**Your objective:** Gather up the lines with the word "this" in them.
★ ★ ★ ★ ★ ★ ★
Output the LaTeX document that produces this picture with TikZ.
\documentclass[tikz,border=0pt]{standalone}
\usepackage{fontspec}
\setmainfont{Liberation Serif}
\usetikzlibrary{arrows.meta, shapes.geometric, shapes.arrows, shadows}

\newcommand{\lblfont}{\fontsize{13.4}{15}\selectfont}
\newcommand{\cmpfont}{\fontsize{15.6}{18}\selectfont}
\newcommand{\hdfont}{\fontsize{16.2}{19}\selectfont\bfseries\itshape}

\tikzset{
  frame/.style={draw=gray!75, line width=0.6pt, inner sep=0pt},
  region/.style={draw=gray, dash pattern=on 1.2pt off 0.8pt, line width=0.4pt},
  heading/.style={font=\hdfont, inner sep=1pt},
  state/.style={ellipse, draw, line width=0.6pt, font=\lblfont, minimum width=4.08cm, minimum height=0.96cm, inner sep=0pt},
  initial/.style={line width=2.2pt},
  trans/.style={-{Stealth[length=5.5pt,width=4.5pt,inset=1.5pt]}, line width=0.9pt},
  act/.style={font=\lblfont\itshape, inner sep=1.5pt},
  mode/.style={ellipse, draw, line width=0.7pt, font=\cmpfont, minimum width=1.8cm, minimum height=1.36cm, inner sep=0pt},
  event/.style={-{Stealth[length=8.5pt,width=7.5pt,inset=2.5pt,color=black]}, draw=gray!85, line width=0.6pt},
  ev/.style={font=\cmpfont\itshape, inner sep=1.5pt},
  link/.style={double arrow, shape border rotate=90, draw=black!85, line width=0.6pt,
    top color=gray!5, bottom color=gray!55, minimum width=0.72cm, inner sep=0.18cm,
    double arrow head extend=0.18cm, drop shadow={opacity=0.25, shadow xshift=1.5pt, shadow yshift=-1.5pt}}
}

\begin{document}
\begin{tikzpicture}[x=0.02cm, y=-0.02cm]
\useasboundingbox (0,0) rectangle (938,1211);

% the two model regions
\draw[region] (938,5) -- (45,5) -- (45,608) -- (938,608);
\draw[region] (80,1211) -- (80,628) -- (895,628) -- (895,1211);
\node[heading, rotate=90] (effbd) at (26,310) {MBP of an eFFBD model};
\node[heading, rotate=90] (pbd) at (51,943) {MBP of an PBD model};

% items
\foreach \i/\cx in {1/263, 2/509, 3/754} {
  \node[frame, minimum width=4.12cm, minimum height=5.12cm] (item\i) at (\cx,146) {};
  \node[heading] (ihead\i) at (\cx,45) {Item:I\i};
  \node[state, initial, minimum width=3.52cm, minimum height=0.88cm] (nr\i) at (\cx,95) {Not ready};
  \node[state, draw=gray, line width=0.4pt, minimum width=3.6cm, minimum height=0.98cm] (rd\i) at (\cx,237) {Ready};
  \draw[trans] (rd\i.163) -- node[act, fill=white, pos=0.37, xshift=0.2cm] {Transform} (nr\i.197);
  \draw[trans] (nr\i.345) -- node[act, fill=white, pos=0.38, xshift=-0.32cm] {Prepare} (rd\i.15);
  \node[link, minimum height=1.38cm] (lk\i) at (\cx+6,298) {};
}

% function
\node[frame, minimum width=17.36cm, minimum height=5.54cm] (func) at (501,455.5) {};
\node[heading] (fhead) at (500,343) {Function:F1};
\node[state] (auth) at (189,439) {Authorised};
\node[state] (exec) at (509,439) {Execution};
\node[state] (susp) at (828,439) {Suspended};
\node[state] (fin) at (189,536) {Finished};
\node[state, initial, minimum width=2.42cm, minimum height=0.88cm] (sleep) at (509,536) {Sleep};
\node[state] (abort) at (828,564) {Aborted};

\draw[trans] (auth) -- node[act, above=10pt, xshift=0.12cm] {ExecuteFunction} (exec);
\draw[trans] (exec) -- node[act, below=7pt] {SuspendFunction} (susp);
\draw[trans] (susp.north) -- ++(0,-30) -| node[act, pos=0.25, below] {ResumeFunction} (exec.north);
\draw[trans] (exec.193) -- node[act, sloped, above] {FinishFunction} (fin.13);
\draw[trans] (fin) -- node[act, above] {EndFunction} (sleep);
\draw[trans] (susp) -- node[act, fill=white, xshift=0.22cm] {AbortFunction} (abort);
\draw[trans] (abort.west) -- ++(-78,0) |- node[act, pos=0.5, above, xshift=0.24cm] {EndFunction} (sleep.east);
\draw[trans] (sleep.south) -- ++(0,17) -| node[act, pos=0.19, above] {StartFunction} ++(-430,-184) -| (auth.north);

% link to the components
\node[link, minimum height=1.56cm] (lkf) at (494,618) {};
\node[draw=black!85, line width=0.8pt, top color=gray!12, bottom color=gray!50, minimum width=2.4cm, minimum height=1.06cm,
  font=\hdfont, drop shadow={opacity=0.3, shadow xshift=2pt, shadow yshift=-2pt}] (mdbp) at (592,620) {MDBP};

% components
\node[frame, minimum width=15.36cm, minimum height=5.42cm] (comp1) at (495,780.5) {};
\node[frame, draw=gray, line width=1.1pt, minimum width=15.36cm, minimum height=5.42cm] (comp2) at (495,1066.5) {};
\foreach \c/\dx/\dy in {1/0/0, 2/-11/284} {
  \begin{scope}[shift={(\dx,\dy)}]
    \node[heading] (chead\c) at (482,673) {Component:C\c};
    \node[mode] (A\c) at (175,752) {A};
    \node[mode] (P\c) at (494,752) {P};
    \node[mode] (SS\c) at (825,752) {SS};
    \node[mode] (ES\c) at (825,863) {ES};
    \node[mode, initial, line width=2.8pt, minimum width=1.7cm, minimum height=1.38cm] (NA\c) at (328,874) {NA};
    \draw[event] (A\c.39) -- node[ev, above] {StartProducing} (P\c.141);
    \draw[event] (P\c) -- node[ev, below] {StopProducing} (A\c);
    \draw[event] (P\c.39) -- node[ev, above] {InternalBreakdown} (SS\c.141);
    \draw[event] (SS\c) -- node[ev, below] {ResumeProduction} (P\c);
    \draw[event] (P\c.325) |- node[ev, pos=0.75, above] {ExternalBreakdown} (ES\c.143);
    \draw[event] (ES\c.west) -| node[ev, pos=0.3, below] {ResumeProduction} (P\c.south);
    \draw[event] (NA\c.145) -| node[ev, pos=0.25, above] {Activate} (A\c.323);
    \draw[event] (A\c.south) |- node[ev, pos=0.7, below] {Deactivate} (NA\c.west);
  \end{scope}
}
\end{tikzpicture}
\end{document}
★ ★ ★ ★ ★ ★ ★
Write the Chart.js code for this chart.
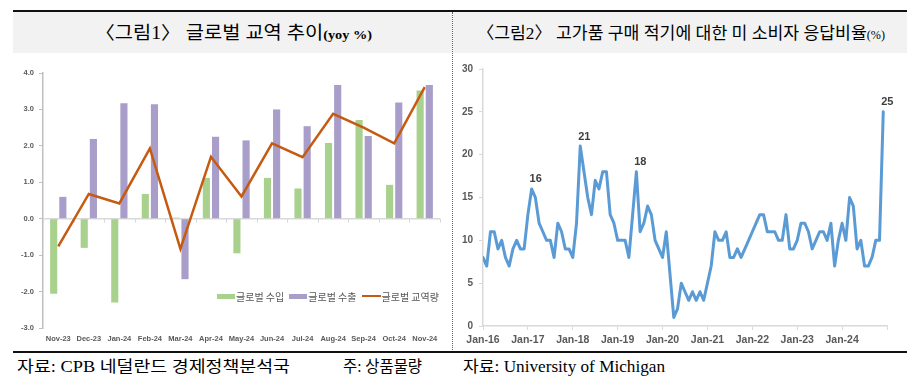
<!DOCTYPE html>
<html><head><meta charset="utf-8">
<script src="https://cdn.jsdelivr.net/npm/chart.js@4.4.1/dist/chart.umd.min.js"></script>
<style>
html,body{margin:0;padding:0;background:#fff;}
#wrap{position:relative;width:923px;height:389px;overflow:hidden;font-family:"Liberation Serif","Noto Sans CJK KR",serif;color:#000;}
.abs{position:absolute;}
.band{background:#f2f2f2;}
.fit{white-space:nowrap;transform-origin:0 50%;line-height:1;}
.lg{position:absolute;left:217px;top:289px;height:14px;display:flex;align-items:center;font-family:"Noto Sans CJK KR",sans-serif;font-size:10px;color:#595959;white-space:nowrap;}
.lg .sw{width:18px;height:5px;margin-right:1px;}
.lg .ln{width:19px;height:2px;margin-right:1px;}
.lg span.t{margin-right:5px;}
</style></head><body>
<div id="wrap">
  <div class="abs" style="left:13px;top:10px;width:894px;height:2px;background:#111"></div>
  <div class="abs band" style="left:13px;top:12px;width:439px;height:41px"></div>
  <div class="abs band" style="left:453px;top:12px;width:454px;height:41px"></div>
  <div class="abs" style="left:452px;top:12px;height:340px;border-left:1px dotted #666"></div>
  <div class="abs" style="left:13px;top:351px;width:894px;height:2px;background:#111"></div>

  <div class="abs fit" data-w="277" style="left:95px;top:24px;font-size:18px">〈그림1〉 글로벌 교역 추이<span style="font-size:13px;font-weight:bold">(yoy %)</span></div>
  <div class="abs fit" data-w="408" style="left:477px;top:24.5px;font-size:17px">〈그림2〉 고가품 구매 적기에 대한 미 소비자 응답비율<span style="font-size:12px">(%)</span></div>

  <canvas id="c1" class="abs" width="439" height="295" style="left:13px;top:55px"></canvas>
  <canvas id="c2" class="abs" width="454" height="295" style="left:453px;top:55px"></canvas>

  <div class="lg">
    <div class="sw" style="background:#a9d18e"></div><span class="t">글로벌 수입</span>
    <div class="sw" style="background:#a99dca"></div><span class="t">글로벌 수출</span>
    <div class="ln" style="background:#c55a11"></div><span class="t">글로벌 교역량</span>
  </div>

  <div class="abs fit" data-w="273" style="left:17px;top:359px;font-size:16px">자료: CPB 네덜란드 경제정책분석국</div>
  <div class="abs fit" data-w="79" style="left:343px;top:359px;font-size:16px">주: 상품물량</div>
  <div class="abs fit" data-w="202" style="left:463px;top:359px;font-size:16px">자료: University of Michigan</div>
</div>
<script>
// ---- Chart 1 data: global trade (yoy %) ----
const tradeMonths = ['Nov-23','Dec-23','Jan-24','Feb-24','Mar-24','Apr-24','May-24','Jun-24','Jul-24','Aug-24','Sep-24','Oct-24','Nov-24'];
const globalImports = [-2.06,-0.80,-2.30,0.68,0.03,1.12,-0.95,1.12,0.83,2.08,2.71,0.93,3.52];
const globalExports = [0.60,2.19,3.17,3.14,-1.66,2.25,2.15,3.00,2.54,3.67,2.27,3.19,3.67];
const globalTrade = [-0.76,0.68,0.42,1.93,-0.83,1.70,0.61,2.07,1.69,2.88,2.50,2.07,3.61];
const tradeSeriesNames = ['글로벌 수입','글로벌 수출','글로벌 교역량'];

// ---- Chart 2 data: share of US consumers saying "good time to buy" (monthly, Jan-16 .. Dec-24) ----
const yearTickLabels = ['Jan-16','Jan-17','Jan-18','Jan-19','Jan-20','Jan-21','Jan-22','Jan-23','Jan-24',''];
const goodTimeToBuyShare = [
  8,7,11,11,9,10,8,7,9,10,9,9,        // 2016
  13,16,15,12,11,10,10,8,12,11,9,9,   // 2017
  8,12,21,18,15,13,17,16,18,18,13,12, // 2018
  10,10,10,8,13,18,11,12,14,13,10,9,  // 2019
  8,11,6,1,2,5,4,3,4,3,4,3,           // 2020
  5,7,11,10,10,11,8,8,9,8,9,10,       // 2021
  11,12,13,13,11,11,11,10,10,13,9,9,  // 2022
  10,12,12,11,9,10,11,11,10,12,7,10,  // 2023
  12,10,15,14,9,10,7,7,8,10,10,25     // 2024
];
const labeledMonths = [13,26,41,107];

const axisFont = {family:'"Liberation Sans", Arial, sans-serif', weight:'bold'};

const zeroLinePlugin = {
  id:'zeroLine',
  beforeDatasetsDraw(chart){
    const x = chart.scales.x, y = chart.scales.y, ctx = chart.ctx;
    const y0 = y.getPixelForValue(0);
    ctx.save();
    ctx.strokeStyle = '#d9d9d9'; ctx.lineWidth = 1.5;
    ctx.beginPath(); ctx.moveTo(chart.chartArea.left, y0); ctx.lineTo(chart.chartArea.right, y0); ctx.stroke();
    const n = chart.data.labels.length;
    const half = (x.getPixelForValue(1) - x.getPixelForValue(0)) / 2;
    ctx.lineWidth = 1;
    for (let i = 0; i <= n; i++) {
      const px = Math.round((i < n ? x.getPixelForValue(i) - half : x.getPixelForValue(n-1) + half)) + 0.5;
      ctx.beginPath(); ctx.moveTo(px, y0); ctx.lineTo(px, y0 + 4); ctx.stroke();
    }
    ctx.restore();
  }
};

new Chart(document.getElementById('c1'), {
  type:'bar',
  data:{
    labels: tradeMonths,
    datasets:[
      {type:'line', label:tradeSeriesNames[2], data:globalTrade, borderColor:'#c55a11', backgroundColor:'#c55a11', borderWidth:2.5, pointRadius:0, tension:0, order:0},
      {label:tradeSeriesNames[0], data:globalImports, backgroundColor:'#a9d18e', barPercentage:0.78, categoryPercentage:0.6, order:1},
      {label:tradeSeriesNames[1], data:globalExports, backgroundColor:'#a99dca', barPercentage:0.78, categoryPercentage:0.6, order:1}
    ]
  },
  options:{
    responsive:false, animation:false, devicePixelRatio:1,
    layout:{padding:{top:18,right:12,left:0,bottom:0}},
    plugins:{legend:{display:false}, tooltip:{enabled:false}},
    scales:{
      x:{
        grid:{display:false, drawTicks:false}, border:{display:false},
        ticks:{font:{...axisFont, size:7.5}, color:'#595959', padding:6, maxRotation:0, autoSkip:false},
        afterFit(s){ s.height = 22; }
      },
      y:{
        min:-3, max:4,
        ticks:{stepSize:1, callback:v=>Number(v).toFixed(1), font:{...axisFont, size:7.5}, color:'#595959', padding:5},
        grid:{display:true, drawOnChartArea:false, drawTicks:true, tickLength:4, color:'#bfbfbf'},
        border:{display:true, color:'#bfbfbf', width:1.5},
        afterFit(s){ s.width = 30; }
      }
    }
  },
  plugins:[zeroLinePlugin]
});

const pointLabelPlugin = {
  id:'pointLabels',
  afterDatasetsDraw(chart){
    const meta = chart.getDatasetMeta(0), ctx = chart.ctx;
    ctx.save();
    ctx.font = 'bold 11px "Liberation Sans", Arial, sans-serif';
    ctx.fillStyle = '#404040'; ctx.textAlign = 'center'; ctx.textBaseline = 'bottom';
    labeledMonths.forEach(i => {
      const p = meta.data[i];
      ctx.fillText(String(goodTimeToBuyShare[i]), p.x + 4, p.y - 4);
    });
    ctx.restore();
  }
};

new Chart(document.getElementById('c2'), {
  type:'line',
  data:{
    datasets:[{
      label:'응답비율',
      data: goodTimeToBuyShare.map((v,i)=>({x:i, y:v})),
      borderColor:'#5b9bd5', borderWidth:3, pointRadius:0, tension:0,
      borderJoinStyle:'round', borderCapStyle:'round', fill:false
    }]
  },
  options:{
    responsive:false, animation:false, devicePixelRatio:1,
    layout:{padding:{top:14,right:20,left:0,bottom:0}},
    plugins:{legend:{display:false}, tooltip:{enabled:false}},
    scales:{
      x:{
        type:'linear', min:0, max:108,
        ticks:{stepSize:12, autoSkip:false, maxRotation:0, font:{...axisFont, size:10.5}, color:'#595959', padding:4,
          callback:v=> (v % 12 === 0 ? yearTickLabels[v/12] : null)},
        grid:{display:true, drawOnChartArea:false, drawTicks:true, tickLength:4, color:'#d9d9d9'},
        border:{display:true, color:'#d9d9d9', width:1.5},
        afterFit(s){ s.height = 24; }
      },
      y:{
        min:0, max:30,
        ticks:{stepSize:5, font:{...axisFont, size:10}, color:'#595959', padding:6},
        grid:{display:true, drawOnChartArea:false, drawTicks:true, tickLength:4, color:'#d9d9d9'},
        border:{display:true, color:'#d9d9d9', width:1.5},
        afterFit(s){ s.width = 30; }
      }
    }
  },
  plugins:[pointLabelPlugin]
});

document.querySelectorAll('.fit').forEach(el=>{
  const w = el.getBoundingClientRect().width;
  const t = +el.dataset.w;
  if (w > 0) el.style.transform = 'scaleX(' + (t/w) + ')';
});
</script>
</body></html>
★ ★ ★ ★ ★ ★ ★
**Solution to the problem:**
Output the LaTeX document that produces this picture with TikZ.
Write the Chart.js code for this chart.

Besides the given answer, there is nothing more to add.